Serbia has increased the prospects for a new agreement with neighbouring Kosovo with a suggestion about drafting of new zones and an opportunity to exchange territories between the two countries. The youngest Balkan state had separated from its north neighbour 10 years ago after a decades-long conflict, but the issue of its status remains far from resolved.

According to President Aleksander Vucic, the exchange of territories can be done on an ethnic principle. Northern Kosovo, which is predominantly populated with Serbs, can be handed over to Belgrade. In return, the area around the southern Serbian town of Preševo, which is predominantly populated with Albanians, can be given to Kosovo. Vucic plans a visit to the Serb community in September when he is likely to present the plan.

Although Serbia lost control over Kosovo, Belgrade continues to consider it part of its territory and Serbian leaders say they will never recognise its independence. Such a territorial exchange can be the most effective way to settle otherwise the difficult dispute in which historical, religious and geopolitical reasons play a role.

The territorial compromise will be difficult to be sold to the public in Serbia itself, after the bishop of the Serbian Orthodox Church in Kosovo Theodosius warned that such an exchange of territories would cause the small Serb minority in Kosovo’s central part to emigrate.

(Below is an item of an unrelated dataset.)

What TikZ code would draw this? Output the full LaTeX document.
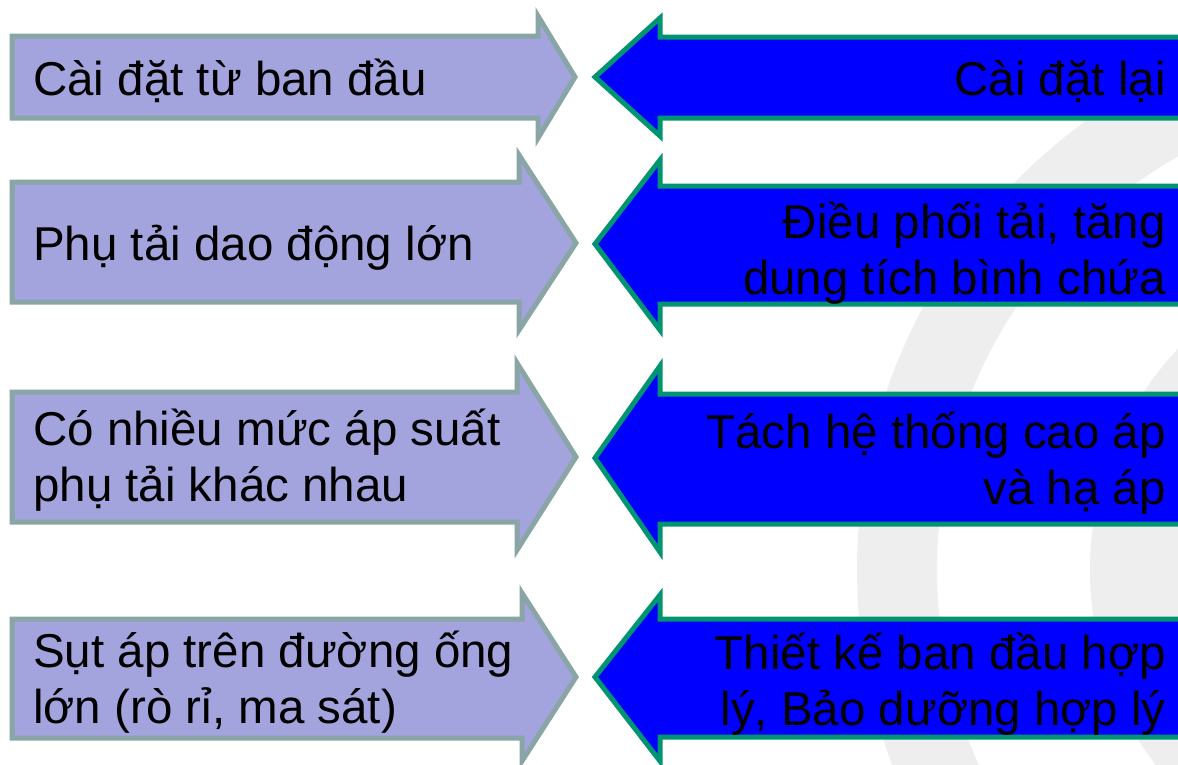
\documentclass[tikz,border=0pt]{standalone}
\usepackage{fontspec}
\setmainfont{Liberation Sans}
\definecolor{lavfill}{HTML}{A3A3DD}
\definecolor{lavline}{HTML}{8AA5A5}
\definecolor{bluefill}{HTML}{0000FF}
\definecolor{blueline}{HTML}{009470}
\definecolor{wmgray}{HTML}{EEEEEE}
\tikzset{
  lefta/.style={fill=lavfill, draw=lavline, line width=5pt, line join=miter},
  righta/.style={fill=bluefill, draw=blueline, line width=5pt, line join=miter},
  ltext/.style={anchor=base west, align=left, inner sep=0pt, text=black,
    font=\fontsize{47.5}{56}\selectfont},
  rtext/.style={anchor=base east, align=right, inner sep=0pt, text=black,
    font=\fontsize{47.5}{56}\selectfont},
  wm/.style={fill=wmgray, even odd rule}
}
\begin{document}
\begin{tikzpicture}[x=1pt,y=-1pt]
\useasboundingbox (0,0) rectangle (1178,764);
\fill[white] (0,0) rectangle (1178,764);
\clip (0,0) rectangle (1178,764);
% watermark rings
\fill[wm] (1412,570) circle (555pt) (1412,570) circle (475pt);
\fill[wm] (1412,570) circle (322pt) (1412,570) circle (228pt);
% row 1
\path[lefta] (12,36) -- (538,36) -- (538,16) -- (575,77) -- (538,138) -- (538,118) -- (12,118) -- cycle;
\path[righta] (1195,37) -- (660,37) -- (660,18) -- (595,77) -- (660,136) -- (660,118) -- (1195,118) -- cycle;
% row 2
\path[lefta] (12,182) -- (519,182) -- (519,155) -- (576,243) -- (519,330) -- (519,302) -- (12,302) -- cycle;
\path[righta] (1195,186) -- (660,186) -- (660,160) -- (595,244) -- (660,330) -- (660,304) -- (1195,304) -- cycle;
% row 3
\path[lefta] (12,392) -- (517,392) -- (517,363) -- (576,457) -- (517,550) -- (517,522) -- (12,522) -- cycle;
\path[righta] (1195,394) -- (660,394) -- (660,366) -- (595,458) -- (660,552) -- (660,524) -- (1195,524) -- cycle;
% row 4
\path[lefta] (12,619) -- (522,619) -- (522,593) -- (576,677) -- (522,761) -- (522,738) -- (12,738) -- cycle;
\path[righta] (1195,619) -- (660,619) -- (660,595) -- (595,677) -- (660,761) -- (660,737) -- (1195,737) -- cycle;
% texts (base anchor = baseline of the last line)
\node[ltext] (l1) at (33,95) {Cài đặt từ ban đầu};
\node[rtext] (r1) at (1166,95) {Cài đặt lại};
\node[ltext] (l2) at (33,260) {Phụ tải dao động lớn};
\node[rtext] (r2) at (1166,294) {Điều phối tải, tăng\\dung tích bình chứa};
\node[ltext] (l3) at (33,501) {Có nhiều mức áp suất\\phụ tải khác nhau};
\node[rtext] (r3) at (1166,504) {Tách hệ thống cao áp\\và hạ áp};
\node[ltext] (l4) at (33,723) {Sụt áp trên đường ống\\lớn (rò rỉ, ma sát)};
\node[rtext] (r4) at (1166,725) {Thiết kế ban đầu hợp\\lý, Bảo dưỡng hợp lý};
\end{tikzpicture}
\end{document}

However, the exchange can be made with the support and mediation of Washington, as it became clear that the US gives the green light to the idea of Kosovo’s partiality.

This radical move could come after the replacement of former National Security Advisor H.R. McMaster with his successor John Bolton, who is known for his anti-Kosovo position since he was the US Ambassador to the United Nations.

US President Donald Trump may have reached an agreement on the issue with Russian Head of State Vladimir Putin during their meeting in Helsinki.

Germany on the other side is against Kosovo’s division, as immediately reacted by its embassy in Pristina. According to German diplomacy, first there must be a normalisation of relations between Belgrade and Pristina.

So far, over 110 countries have recognised Kosovo as an independent state. Serbia, supported by Russia, has blocked Kosovo’s membership in the UN and countries such as Spain, Romania and Cyprus do not approve Pristina’s entry into the European Union.